Das Wadi Rum ist eine traumhaft schöne Wüste. Das Bild des Tages wird der Landschaft nicht gerecht und vermittelt nur einen ungefähren Eindruck, denn das Rundumerlebnis fehlt. Hohe zerklüftete Sandstein-Berge, Dünen und weite Flächen mit rotem, weißem und grauem Sand, niedriges Ginstergestrüpp und vereinzelte Schirmakazien, Kamele, das ein oder andere Zeltcamp für Touristen und an den wichtigsten Touristopps Beduinenzelte, in denen Tee und Souvernis feilgeboten werden. Das Wadi Rum war zwar genauso, wie ich es mir vorgestellt habe: echt grandios. Direkt hinter dem Visitor Center erhebt sich die Felsformation „Die sieben Säulen der Weisheit“, die ihren Namen als Titel für das Buch von Thomas Edward Lawrence gab. In diesem Buch beschreibt er seine Rolle bei der Arabischen Revolte 1916, und das Wadi Rum kommt natürlich auch darin vor. Weite Teile des Films ‚Lawrence von Arabien‘ wurden hier gedreht.
Auf unserer Tour durch das Wadi Rum sind wir an mehreren Stellen ausgestiegen, haben kurze Spaziergänge gemacht, sind auf eine Düne und eine vom Wind geschaffene Felsbrücke geklettert und haben einen der Canyons, die die Felsmassive zerschneiden, erkundet. Sogar jahrhundertealte Felsritzungen der Beduinen findet man hier.

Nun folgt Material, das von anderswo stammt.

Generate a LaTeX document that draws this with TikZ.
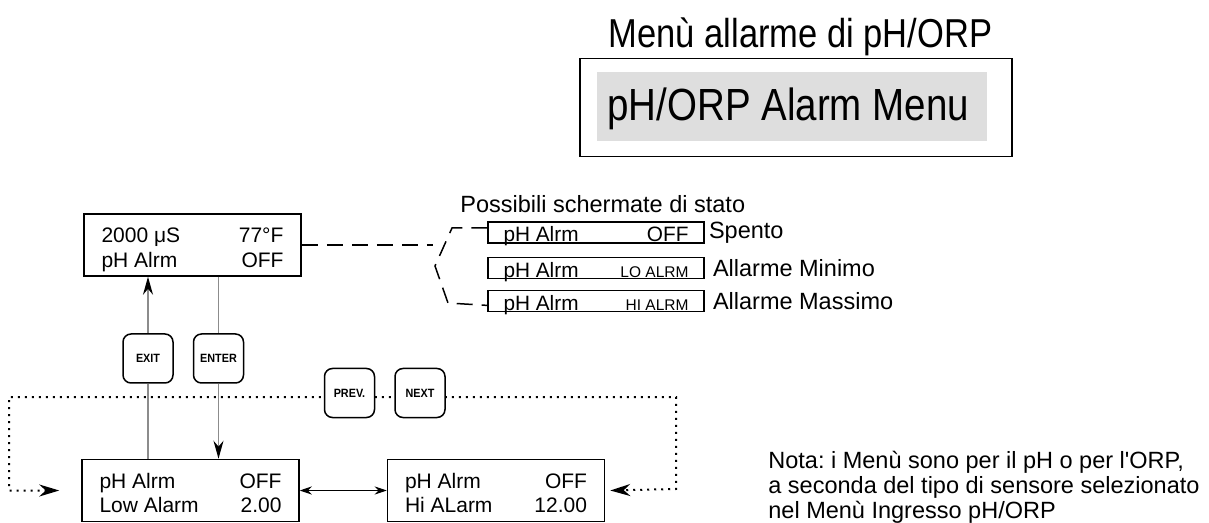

Die drei Stunden vergingen wie im Flug, aber dann waren wir wieder am Wadi Rum Village und es ging mit unserem Bus auf die letzte Etappe des Tages.
Der Weg nach Wadi Musa, dem Ort am Eingang zur Felsschlucht von Petra, führte zuerst über die Wüstenautobahn, die Aqaba mit Amman verbindet und zweigte dann auf die alte Königsstraße ab, die Aqaba mit Amman und Damaskus verband. Gestern waren wir unten im Tal des Wadi Araba nach Süden gefahren. Heute ging es oben über die hohen Bergkämme wieder nach Norden. Bis auf 1600m hinauf führt die Straße, und im Winter liegt hier Schnee, wie Adnan uns erklärte.
Gegen halb sieben waren wir in Wadi Musa im Hotel, das fußläufig zum Eingang der Anlagen von Petra liegt. So hatten wir noch ein bisschen Zeit bevor wir um kurz nach acht zu „Petra by night“ aufgebrochen sind. Ich bin jetzt nicht so der Fan von Ton-und-Licht-Shows, aber ich war doch ein bisschen neugierig. Was soll ich sagen? Es hat sich nicht gelohnt.
Morgen machen wir die ernsthafte Besichtigung von Petra und nachmittags geht es dann schon wieder zurück nach Amman. Renate, Wolfgang und Steffen starten schon mitten in der Nacht zum Samstag ihre Heimreise. Für Barbara und mich geht es am Samstagvormittag wieder in den Flieger.